------ Material ------

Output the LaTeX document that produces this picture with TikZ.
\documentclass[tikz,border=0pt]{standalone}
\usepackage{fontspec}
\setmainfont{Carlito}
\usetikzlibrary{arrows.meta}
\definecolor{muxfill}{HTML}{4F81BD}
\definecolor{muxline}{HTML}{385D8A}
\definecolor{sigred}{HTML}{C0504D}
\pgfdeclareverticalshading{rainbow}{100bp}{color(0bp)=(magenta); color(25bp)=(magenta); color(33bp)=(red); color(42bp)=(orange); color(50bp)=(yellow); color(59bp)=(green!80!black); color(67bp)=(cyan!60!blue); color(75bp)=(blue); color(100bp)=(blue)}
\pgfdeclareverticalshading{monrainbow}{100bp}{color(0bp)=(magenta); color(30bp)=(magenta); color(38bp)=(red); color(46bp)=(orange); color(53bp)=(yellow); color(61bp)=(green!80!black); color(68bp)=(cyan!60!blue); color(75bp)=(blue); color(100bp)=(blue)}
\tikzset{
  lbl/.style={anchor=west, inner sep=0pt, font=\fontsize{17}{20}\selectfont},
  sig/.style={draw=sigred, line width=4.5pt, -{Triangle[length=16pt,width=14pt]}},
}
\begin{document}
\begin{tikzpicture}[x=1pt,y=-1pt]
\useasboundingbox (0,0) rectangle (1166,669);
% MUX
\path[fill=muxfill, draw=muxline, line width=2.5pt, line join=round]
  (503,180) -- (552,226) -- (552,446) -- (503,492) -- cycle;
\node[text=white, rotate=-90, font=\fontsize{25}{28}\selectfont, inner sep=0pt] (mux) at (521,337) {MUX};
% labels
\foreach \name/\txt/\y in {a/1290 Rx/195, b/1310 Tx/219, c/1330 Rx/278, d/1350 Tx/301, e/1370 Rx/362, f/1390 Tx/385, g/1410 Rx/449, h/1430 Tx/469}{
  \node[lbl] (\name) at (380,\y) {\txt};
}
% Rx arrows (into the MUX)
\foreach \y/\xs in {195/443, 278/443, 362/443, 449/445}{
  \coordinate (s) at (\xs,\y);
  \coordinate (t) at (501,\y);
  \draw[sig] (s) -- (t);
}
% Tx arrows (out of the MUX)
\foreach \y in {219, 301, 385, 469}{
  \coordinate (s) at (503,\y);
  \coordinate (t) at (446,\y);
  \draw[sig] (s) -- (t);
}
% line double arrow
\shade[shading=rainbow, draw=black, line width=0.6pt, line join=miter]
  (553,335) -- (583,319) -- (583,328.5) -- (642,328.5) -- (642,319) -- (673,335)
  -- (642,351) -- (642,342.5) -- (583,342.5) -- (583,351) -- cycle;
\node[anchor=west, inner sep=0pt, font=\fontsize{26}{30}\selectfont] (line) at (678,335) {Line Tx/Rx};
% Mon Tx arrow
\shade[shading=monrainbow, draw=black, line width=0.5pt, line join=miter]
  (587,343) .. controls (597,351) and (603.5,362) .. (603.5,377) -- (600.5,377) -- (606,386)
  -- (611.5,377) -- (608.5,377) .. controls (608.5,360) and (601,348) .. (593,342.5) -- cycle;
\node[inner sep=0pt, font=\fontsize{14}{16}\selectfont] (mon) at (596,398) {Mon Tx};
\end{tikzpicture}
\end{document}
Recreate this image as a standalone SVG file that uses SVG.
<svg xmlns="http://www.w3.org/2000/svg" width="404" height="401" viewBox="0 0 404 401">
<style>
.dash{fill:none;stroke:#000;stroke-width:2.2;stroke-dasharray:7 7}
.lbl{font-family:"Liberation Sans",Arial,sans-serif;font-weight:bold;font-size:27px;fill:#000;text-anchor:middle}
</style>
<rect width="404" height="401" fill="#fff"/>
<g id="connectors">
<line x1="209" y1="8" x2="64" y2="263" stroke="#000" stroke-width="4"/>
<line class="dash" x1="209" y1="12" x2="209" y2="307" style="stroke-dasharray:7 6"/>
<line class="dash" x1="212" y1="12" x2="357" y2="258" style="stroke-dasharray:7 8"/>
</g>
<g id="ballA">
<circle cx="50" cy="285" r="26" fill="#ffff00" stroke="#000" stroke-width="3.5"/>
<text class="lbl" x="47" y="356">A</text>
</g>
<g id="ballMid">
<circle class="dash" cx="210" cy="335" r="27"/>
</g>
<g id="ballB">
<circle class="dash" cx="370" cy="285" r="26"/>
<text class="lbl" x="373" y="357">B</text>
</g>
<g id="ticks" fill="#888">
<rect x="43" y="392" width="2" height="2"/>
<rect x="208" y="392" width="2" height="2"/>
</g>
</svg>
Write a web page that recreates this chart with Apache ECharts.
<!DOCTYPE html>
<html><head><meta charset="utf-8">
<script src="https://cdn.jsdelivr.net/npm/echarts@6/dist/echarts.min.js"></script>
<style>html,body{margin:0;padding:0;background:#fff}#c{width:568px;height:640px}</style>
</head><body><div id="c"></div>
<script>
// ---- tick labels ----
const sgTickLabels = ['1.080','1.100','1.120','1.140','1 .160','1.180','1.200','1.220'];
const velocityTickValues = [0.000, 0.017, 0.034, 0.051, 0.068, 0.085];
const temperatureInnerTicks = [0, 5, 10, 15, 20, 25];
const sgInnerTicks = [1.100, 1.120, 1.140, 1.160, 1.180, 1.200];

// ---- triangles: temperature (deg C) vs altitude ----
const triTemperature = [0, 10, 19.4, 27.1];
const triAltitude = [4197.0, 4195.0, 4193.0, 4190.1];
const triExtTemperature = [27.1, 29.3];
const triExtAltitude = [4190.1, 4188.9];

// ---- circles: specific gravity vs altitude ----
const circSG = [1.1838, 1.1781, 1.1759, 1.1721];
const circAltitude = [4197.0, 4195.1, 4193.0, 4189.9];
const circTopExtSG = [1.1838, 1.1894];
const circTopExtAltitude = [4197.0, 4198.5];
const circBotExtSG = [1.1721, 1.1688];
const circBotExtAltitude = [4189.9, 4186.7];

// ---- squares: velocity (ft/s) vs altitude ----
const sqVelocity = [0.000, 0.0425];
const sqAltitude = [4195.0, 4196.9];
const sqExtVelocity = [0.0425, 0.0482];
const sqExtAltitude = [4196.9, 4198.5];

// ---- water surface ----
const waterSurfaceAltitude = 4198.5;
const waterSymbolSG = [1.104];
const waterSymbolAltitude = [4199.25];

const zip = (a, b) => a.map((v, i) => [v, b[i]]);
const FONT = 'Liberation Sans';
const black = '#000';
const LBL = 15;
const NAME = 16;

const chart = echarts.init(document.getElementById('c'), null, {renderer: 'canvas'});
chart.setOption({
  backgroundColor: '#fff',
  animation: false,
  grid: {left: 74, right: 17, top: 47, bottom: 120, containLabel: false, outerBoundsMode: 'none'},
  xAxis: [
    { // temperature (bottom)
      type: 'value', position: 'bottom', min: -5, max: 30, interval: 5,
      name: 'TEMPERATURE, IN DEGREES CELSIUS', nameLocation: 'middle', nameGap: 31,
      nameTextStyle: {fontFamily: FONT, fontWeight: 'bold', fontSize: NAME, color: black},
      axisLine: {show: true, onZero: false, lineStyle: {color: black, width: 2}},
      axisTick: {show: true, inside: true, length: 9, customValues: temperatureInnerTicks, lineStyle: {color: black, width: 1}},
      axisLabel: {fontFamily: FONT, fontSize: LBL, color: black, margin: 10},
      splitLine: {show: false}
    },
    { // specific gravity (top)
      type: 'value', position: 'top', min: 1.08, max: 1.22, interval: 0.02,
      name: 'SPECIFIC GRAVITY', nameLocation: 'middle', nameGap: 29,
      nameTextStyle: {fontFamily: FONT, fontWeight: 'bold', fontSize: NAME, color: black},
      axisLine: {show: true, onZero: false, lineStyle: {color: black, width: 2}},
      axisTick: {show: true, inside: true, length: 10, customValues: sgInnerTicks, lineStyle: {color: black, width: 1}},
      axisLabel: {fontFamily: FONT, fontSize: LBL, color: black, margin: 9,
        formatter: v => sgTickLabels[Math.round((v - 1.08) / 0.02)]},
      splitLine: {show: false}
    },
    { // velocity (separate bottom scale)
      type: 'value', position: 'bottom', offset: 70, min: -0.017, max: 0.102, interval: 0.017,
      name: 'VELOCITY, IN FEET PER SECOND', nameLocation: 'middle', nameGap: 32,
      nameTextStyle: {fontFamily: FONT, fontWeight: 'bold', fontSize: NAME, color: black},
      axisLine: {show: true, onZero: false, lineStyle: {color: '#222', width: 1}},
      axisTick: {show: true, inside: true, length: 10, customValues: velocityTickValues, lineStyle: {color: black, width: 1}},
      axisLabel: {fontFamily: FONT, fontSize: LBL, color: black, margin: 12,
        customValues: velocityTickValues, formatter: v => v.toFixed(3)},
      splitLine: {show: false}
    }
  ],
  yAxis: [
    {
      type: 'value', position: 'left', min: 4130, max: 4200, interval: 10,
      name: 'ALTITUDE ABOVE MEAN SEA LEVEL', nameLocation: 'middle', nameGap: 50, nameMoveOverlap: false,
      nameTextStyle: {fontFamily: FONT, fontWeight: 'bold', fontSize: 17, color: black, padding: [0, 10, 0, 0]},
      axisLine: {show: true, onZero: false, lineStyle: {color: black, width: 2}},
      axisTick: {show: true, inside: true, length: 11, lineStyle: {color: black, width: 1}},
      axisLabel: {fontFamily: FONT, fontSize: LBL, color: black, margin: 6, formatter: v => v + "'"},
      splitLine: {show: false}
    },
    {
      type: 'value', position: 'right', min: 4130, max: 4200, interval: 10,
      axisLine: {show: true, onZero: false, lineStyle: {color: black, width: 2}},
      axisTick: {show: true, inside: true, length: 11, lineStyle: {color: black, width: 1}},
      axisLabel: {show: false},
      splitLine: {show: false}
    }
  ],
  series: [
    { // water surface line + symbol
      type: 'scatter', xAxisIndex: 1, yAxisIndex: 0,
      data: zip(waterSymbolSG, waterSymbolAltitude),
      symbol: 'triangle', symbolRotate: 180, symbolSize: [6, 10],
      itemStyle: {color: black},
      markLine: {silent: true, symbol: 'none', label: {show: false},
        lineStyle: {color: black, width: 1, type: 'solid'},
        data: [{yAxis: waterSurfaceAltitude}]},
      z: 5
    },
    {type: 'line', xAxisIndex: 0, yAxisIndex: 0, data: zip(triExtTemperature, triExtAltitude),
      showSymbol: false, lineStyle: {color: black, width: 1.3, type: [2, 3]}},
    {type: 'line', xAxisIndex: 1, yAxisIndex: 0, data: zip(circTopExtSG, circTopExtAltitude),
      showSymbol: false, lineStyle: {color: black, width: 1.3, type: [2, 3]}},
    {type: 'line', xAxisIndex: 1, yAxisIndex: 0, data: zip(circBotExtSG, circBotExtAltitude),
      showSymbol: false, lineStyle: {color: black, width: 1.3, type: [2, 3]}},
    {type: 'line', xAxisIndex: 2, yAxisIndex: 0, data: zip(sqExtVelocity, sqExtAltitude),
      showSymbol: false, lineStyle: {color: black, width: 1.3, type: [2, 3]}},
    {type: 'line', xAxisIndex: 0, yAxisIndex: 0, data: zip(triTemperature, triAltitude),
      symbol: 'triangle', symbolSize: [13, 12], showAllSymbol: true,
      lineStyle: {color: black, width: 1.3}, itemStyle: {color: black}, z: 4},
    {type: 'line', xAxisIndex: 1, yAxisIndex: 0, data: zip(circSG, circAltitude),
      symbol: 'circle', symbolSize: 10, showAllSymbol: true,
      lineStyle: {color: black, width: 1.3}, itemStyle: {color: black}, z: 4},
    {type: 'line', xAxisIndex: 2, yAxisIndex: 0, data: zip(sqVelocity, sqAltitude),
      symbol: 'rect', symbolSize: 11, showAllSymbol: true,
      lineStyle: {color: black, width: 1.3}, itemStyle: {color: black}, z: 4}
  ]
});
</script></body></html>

------

■ What the task requires: Tally the lines of the listing in which the word "that" occurs, and state the total alone.

■ Reply to the exercise: 3